## Start

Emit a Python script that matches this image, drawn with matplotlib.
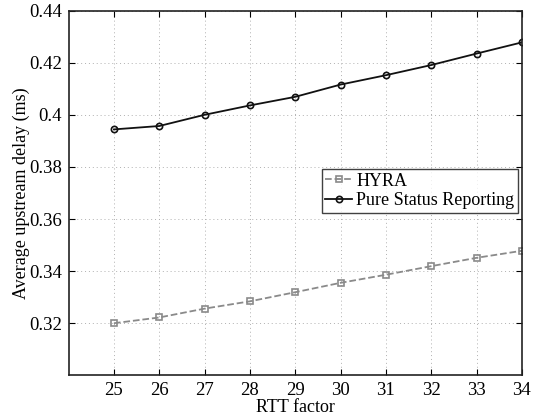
import matplotlib
matplotlib.use("Agg")
import matplotlib.pyplot as plt

rtt = [25, 26, 27, 28, 29, 30, 31, 32, 33, 34]
hyra = [0.3200, 0.3222, 0.3256, 0.3284, 0.3319, 0.3355, 0.3386, 0.3419, 0.3451, 0.3478]
pure = [0.3944, 0.3957, 0.4000, 0.4036, 0.4069, 0.4116, 0.4152, 0.4191, 0.4235, 0.4278]
yticks = [0.32, 0.34, 0.36, 0.38, 0.40, 0.42, 0.44]
ytick_labels = ["0.32", "0.34", "0.36", "0.38", "0.4", "0.42", "0.44"]

plt.rcParams['font.family'] = ['Liberation Serif', 'DejaVu Serif']
plt.rcParams['mathtext.fontset'] = 'stix'

fig = plt.figure(figsize=(5.38, 4.16), dpi=100)
ax = fig.add_axes([0.1275, 0.0978, 0.970 - 0.1275, 0.9745 - 0.0978])

ax.plot(rtt, hyra, linestyle='--', color='#8a8a8a', marker='s', markersize=4,
        markerfacecolor='none', markeredgecolor='#8a8a8a', markeredgewidth=1.2,
        linewidth=1.3, label='HYRA')
ax.plot(rtt, pure, linestyle='-', color='#111111', marker='o', markersize=4.5,
        markerfacecolor='none', markeredgecolor='#111111', markeredgewidth=1.2,
        linewidth=1.3, label='Pure Status Reporting')

ax.set_xlim(24, 34)
ax.set_ylim(0.30, 0.44)
ax.set_xticks(rtt)
ax.set_yticks(yticks)
ax.set_yticklabels(ytick_labels)
ax.tick_params(direction='in', top=True, right=True, labelsize=13.5, length=4, width=0.8, pad=5)
ax.grid(True, linestyle=(0, (1, 3)), color='#b0b0b0', linewidth=0.7)
for s in ax.spines.values():
    s.set_linewidth(1.2)
    s.set_color('#222222')

ax.set_xlabel('RTT factor', fontsize=13, labelpad=0)
ax.set_ylabel('Average upstream delay (ms)', fontsize=13, labelpad=-1)

leg = ax.legend(loc='upper right', bbox_to_anchor=(0.991, 0.566), borderaxespad=0,
                fontsize=13, frameon=True, fancybox=False, handlelength=1.5,
                handletextpad=0.2, borderpad=0.2, labelspacing=0.15)
leg.get_frame().set_edgecolor('#111111')
leg.get_frame().set_linewidth(1.0)

fig.savefig('out.png', dpi=100)
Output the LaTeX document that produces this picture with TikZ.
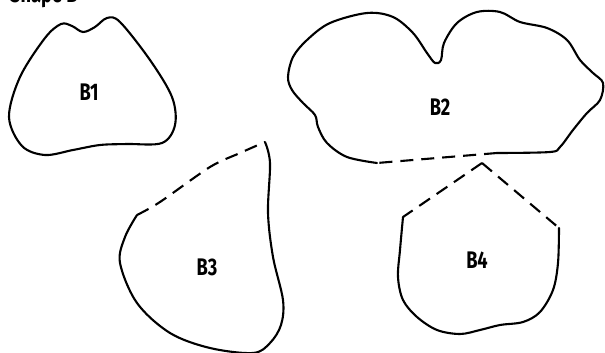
\documentclass[tikz,border=0pt]{standalone}
\usepackage{fontspec}
\newfontfamily\lblfont{Fira Sans}[FakeStretch=0.76]
\begin{document}
\begin{tikzpicture}[x=1pt,y=-1pt,
  outline/.style={line width=2.1pt,line cap=round,line join=round},
  dashedge/.style={line width=2.1pt,dash pattern=on 13pt off 8pt},
  lbl/.style={font=\lblfont\bfseries\fontsize{24}{26}\selectfont,inner sep=0pt}]
\useasboundingbox (0,0) rectangle (605,353);
\node[lbl,anchor=base west] (title) at (10,2.5) {Shape B};
% B1
\draw[outline] plot[smooth cycle,tension=0.55] coordinates {
 (61,24) (72,26) (83,32) (95,27) (107,18) (120,22) (150,60) (172,97)
 (175,125) (162,143) (127,144) (100,145) (73,150) (45,155) (22,146)
 (9,117) (20,77) (45,38)};
\node[lbl] (b1) at (89,92) {B1};
% B2
\draw[outline] plot[smooth,tension=0.55] coordinates {
 (377,163) (347,157) (327,143) (318,127) (315,115) (303,103) (292,90)
 (288,77) (293,57) (307,40) (330,23) (367,13) (393,17) (413,33) (427,53)
 (435,63) (441,60) (444,43) (457,23) (477,12) (500,12) (520,22) (547,28)
 (567,40) (580,60) (593,73) (603,83) (600,100) (587,113) (573,130)
 (560,147) (550,152) (497,153)};
\draw[dashedge] (497,153) -- (377,163);
\node[lbl] (b2) at (440,107) {B2};
% B3
\draw[dashedge] plot[smooth,tension=0.5] coordinates {
 (137,215) (160,202) (210,167) (240,153) (265,142)};
\draw[outline] plot[smooth,tension=0.55] coordinates {
 (265,142) (270,163) (268,213) (273,257) (283,300) (281,325) (270,343)
 (253,353) (210,348) (170,333) (137,303) (120,263) (125,237) (137,215)};
\node[lbl] (b3) at (207,267) {B3};
% B4
\coordinate (apex) at (482,163);
\coordinate (b4l) at (403,217);
\coordinate (b4r) at (559,228);
\draw[dashedge] (apex) -- (b4l);
\draw[dashedge] (apex) -- (b4r);
\draw[outline] plot[smooth,tension=0.55] coordinates {
 (403,217) (400,250) (398,277) (403,300) (417,317) (437,330) (460,334)
 (480,330) (500,325) (523,322) (540,312) (553,290) (558,263) (559,228)};
\node[lbl] (b4) at (477,260) {B4};
\end{tikzpicture}
\end{document}
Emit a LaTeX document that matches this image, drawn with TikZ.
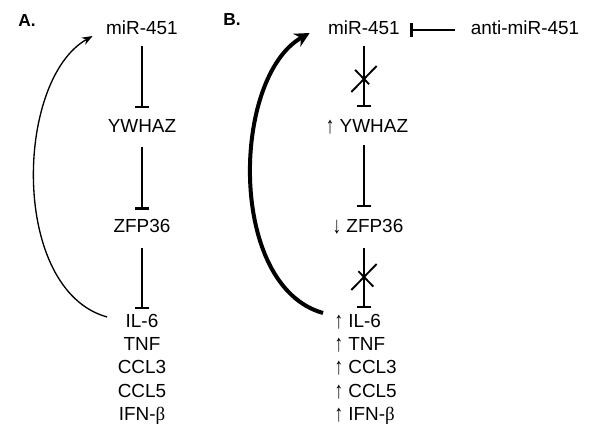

## End

### WRITTEN EXERCISE
Reproduce every record word for word. The copy must contain no pictures.

### RESPONSE
Emit a Python script that matches this image, drawn with matplotlib.
import matplotlib
matplotlib.use("Agg")
import matplotlib.pyplot as plt

rtt = [25, 26, 27, 28, 29, 30, 31, 32, 33, 34]
hyra = [0.3200, 0.3222, 0.3256, 0.3284, 0.3319, 0.3355, 0.3386, 0.3419, 0.3451, 0.3478]
pure = [0.3944, 0.3957, 0.4000, 0.4036, 0.4069, 0.4116, 0.4152, 0.4191, 0.4235, 0.4278]
yticks = [0.32, 0.34, 0.36, 0.38, 0.40, 0.42, 0.44]
ytick_labels = ["0.32", "0.34", "0.36", "0.38", "0.4", "0.42", "0.44"]

plt.rcParams['font.family'] = ['Liberation Serif', 'DejaVu Serif']
plt.rcParams['mathtext.fontset'] = 'stix'

fig = plt.figure(figsize=(5.38, 4.16), dpi=100)
ax = fig.add_axes([0.1275, 0.0978, 0.970 - 0.1275, 0.9745 - 0.0978])

ax.plot(rtt, hyra, linestyle='--', color='#8a8a8a', marker='s', markersize=4,
        markerfacecolor='none', markeredgecolor='#8a8a8a', markeredgewidth=1.2,
        linewidth=1.3, label='HYRA')
ax.plot(rtt, pure, linestyle='-', color='#111111', marker='o', markersize=4.5,
        markerfacecolor='none', markeredgecolor='#111111', markeredgewidth=1.2,
        linewidth=1.3, label='Pure Status Reporting')

ax.set_xlim(24, 34)
ax.set_ylim(0.30, 0.44)
ax.set_xticks(rtt)
ax.set_yticks(yticks)
ax.set_yticklabels(ytick_labels)
ax.tick_params(direction='in', top=True, right=True, labelsize=13.5, length=4, width=0.8, pad=5)
ax.grid(True, linestyle=(0, (1, 3)), color='#b0b0b0', linewidth=0.7)
for s in ax.spines.values():
    s.set_linewidth(1.2)
    s.set_color('#222222')

ax.set_xlabel('RTT factor', fontsize=13, labelpad=0)
ax.set_ylabel('Average upstream delay (ms)', fontsize=13, labelpad=-1)

leg = ax.legend(loc='upper right', bbox_to_anchor=(0.991, 0.566), borderaxespad=0,
                fontsize=13, frameon=True, fancybox=False, handlelength=1.5,
                handletextpad=0.2, borderpad=0.2, labelspacing=0.15)
leg.get_frame().set_edgecolor('#111111')
leg.get_frame().set_linewidth(1.0)

fig.savefig('out.png', dpi=100)
Output the LaTeX document that produces this picture with TikZ.
\documentclass[tikz,border=0pt]{standalone}
\usepackage{fontspec}
\newfontfamily\lblfont{Fira Sans}[FakeStretch=0.76]
\begin{document}
\begin{tikzpicture}[x=1pt,y=-1pt,
  outline/.style={line width=2.1pt,line cap=round,line join=round},
  dashedge/.style={line width=2.1pt,dash pattern=on 13pt off 8pt},
  lbl/.style={font=\lblfont\bfseries\fontsize{24}{26}\selectfont,inner sep=0pt}]
\useasboundingbox (0,0) rectangle (605,353);
\node[lbl,anchor=base west] (title) at (10,2.5) {Shape B};
% B1
\draw[outline] plot[smooth cycle,tension=0.55] coordinates {
 (61,24) (72,26) (83,32) (95,27) (107,18) (120,22) (150,60) (172,97)
 (175,125) (162,143) (127,144) (100,145) (73,150) (45,155) (22,146)
 (9,117) (20,77) (45,38)};
\node[lbl] (b1) at (89,92) {B1};
% B2
\draw[outline] plot[smooth,tension=0.55] coordinates {
 (377,163) (347,157) (327,143) (318,127) (315,115) (303,103) (292,90)
 (288,77) (293,57) (307,40) (330,23) (367,13) (393,17) (413,33) (427,53)
 (435,63) (441,60) (444,43) (457,23) (477,12) (500,12) (520,22) (547,28)
 (567,40) (580,60) (593,73) (603,83) (600,100) (587,113) (573,130)
 (560,147) (550,152) (497,153)};
\draw[dashedge] (497,153) -- (377,163);
\node[lbl] (b2) at (440,107) {B2};
% B3
\draw[dashedge] plot[smooth,tension=0.5] coordinates {
 (137,215) (160,202) (210,167) (240,153) (265,142)};
\draw[outline] plot[smooth,tension=0.55] coordinates {
 (265,142) (270,163) (268,213) (273,257) (283,300) (281,325) (270,343)
 (253,353) (210,348) (170,333) (137,303) (120,263) (125,237) (137,215)};
\node[lbl] (b3) at (207,267) {B3};
% B4
\coordinate (apex) at (482,163);
\coordinate (b4l) at (403,217);
\coordinate (b4r) at (559,228);
\draw[dashedge] (apex) -- (b4l);
\draw[dashedge] (apex) -- (b4r);
\draw[outline] plot[smooth,tension=0.55] coordinates {
 (403,217) (400,250) (398,277) (403,300) (417,317) (437,330) (460,334)
 (480,330) (500,325) (523,322) (540,312) (553,290) (558,263) (559,228)};
\node[lbl] (b4) at (477,260) {B4};
\end{tikzpicture}
\end{document}
Emit a LaTeX document that matches this image, drawn with TikZ.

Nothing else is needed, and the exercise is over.